According to Overman, about 4% of patients with metastatic colorectal cancer have a high degree of microsatellite instability due to a deficiency in the DNA mismatch repair system. These patients may be less responsive to conventional chemotherapy than patients who are mismatch repair proficient, and their disease is associated with elevated levels of tumor neoantigens, and tumor-infiltrating lymphocytes, and have upregulated expression of checkpoint regulators in immune cells.
Patients enrolled on the study had DNA mismatch repair deficient/MSI-H metastatic disease and had progressed on or were intolerant to one or more prior lines of therapy. Among the 74 patients enrolled, 84% had received two or more prior lines of therapy.
Patients were assigned to receive nivolumab 3 mg/kg every 2 weeks. The primary endpoint was overall response rate per investigator assessment. Secondary endpoints included overall response rate by blinded independent review.
With a median follow up of 7.4 months, the overall response rate was 31.1% per investigator and 27% by review committee. According to investigators, there were no complete responses, 23 partial responses, and 29 patients had stable disease, for a disease control rate for 12 or more weeks of 68.9%. According to the blinded independent review, there were two complete responses, 18 patients with partial response, and 29 patients with stable disease for a disease control rate for 12 or more weeks of 62.2%.
The median time to response was about 2.7 months. The median progression-free survival was 9.6 months with a 12-month rate of 48.4% per investigator review. The 12-month progression-free survival rate was 45.6% per review committee. The median overall survival has not been reached.
Grade 3/4 treatment-related adverse events occurred in 20.3% of patients and there were no deaths related to drug toxicity. The researchers evaluated several patient-reported outcomes and found clinically meaningful improvements in quality of life, functioning, and symptoms as early as week 13 of the study. In addition, using a generic health quality of life-related scale, patients who continued treatment for 19 weeks achieve a level of health that would be regarded as equal to or exceeding the general health of many populations.

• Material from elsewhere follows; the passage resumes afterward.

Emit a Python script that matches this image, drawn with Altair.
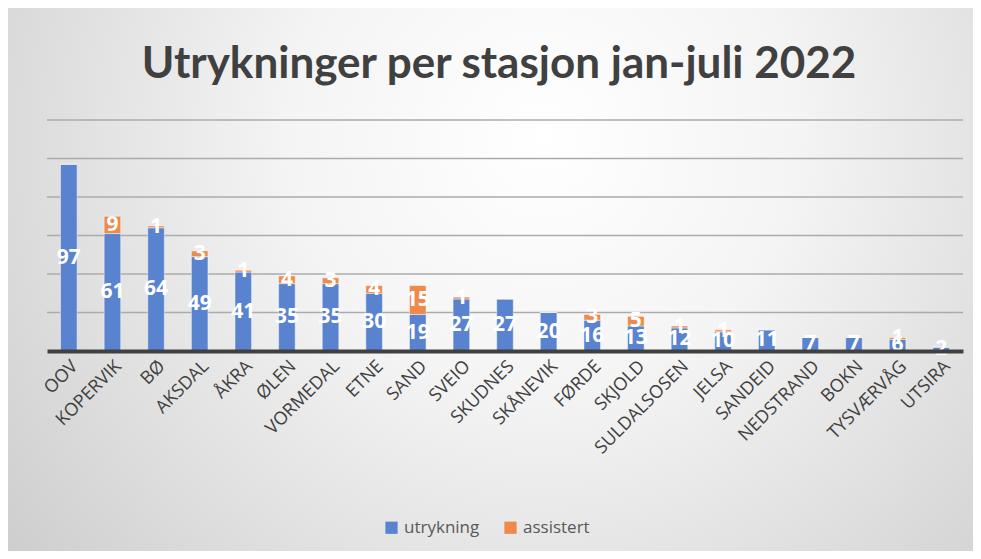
import altair as alt
import pandas as pd

stations = ["OOV", "KOPERVIK", "BØ", "AKSDAL", "ÅKRA", "ØLEN", "VORMEDAL", "ETNE", "SAND",
            "SVEIO", "SKUDNES", "SKÅNEVIK", "FØRDE", "SKJOLD", "SULDALSOSEN", "JELSA",
            "SANDEID", "NEDSTRAND", "BOKN", "TYSVÆRVÅG", "UTSIRA"]
utrykning = [97, 61, 64, 49, 41, 35, 35, 30, 19, 27, 27, 20, 16, 13, 12, 10, 11, 7, 7, 6, 2]
assistert = [0, 9, 1, 3, 1, 4, 3, 4, 15, 1, 0, 0, 3, 5, 1, 1, 0, 0, 0, 1, 0]
series = ["utrykning", "assistert"]
colors = ["#5A83CF", "#EE8B4C"]
y_ticks = [0, 20, 40, 60, 80, 100, 120]
title_text = "Utrykninger per stasjon jan-juli 2022"

rows = []
for s, u, a in zip(stations, utrykning, assistert):
    rows.append({"station": s, "type": "utrykning", "value": u, "ord": 0})
    rows.append({"station": s, "type": "assistert", "value": a, "ord": 1})
df = pd.DataFrame(rows)

W, H = 916, 231
PL, PT, PR, PB = 39, 112, 10, 200

x_enc = alt.X("station:N", sort=stations, title=None,
              scale=alt.Scale(paddingInner=0.62, paddingOuter=0.31),
              axis=alt.Axis(labelAngle=-45, labelFont="Open Sans", labelFontSize=18,
                            labelColor="#404040", labelPadding=6, ticks=False,
                            domainColor="#404040", domainWidth=4, grid=False, zindex=1))
y_scale = alt.Scale(domain=[0, 120], nice=False)

bg = alt.Chart(pd.DataFrame({"a": [0]})).mark_rect(
    color=alt.RadialGradient(
        gradient="radial",
        stops=[alt.GradientStop(color="#ffffff", offset=0),
               alt.GradientStop(color="#f4f4f4", offset=0.35),
               alt.GradientStop(color="#c9c9c9", offset=1)],
        x1=0.55, y1=0.35, r1=0, x2=0.55, y2=0.35, r2=0.75),
).encode(x=alt.value(-PL), x2=alt.value(W + PR + 8), y=alt.value(-PT), y2=alt.value(H + PB + 8))

title = alt.Chart(pd.DataFrame({"t": [title_text]})).mark_text(
    font="Lato", fontSize=44, fontWeight="bold", color="#404040",
    align="center", baseline="alphabetic").encode(
    x=alt.value(W / 2 - 6), y=alt.value(-42), text="t:N")

grid = alt.Chart(pd.DataFrame({"v": y_ticks[1:]})).mark_rule(
    color="#ababab", strokeWidth=1.5).encode(
    y=alt.Y("v:Q", scale=y_scale, axis=None),
    x=alt.value(0), x2=alt.value(W))

bars = alt.Chart(df).mark_bar(stroke="#ffffff", strokeOpacity=0.45, strokeWidth=1).encode(
    x=x_enc,
    y=alt.Y("value:Q", stack="zero", scale=y_scale, axis=None),
    color=alt.Color("type:N", sort=series,
                    scale=alt.Scale(domain=series, range=colors),
                    legend=alt.Legend(title=None, orient="none", direction="horizontal",
                                      legendX=336, legendY=399, symbolType="square",
                                      symbolSize=150, symbolStrokeWidth=0, symbolOpacity=1,
                                      labelFont="Open Sans", labelFontSize=17,
                                      labelColor="#595959", columnPadding=22, zindex=1)),
    order=alt.Order("ord:Q"),
)

labels = alt.Chart(df).transform_stack(
    stack="value", groupby=["station"], as_=["y0", "y1"],
    sort=[alt.SortField("ord", order="ascending")]
).transform_filter("datum.value > 0").transform_calculate(
    mid="(datum.y0 + datum.y1) / 2"
).mark_text(font="Open Sans", fontWeight="bold", fontSize=21, color="white",
            baseline="middle", align="center").encode(
    x=alt.X("station:N", sort=stations),
    y=alt.Y("mid:Q", scale=y_scale, axis=None),
    text="value:Q",
)

chart = alt.layer(bg, title, grid, bars, labels).properties(
    width=W, height=H,
    padding={"left": PL, "top": PT, "right": PR, "bottom": PB},
    autosize=alt.AutoSizeParams(type="none"),
).configure_view(stroke=None).configure(background="#ffffff")

chart.save("out.html", embed_options={"renderer": "svg", "actions": False})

“These results suggest that nivolumab should be considered a new standard of care for patients with previously treated MSI-H advanced CRC,” Overman said. “This is in line with the recent amendment to NCCN guidelines which recommend all metastatic colorectal cancer patients have testing for MSI-H and also patients with MSI-H colorectal cancer after initial therapy be considered for either pembrolizumab or nivolumab monotherapy.”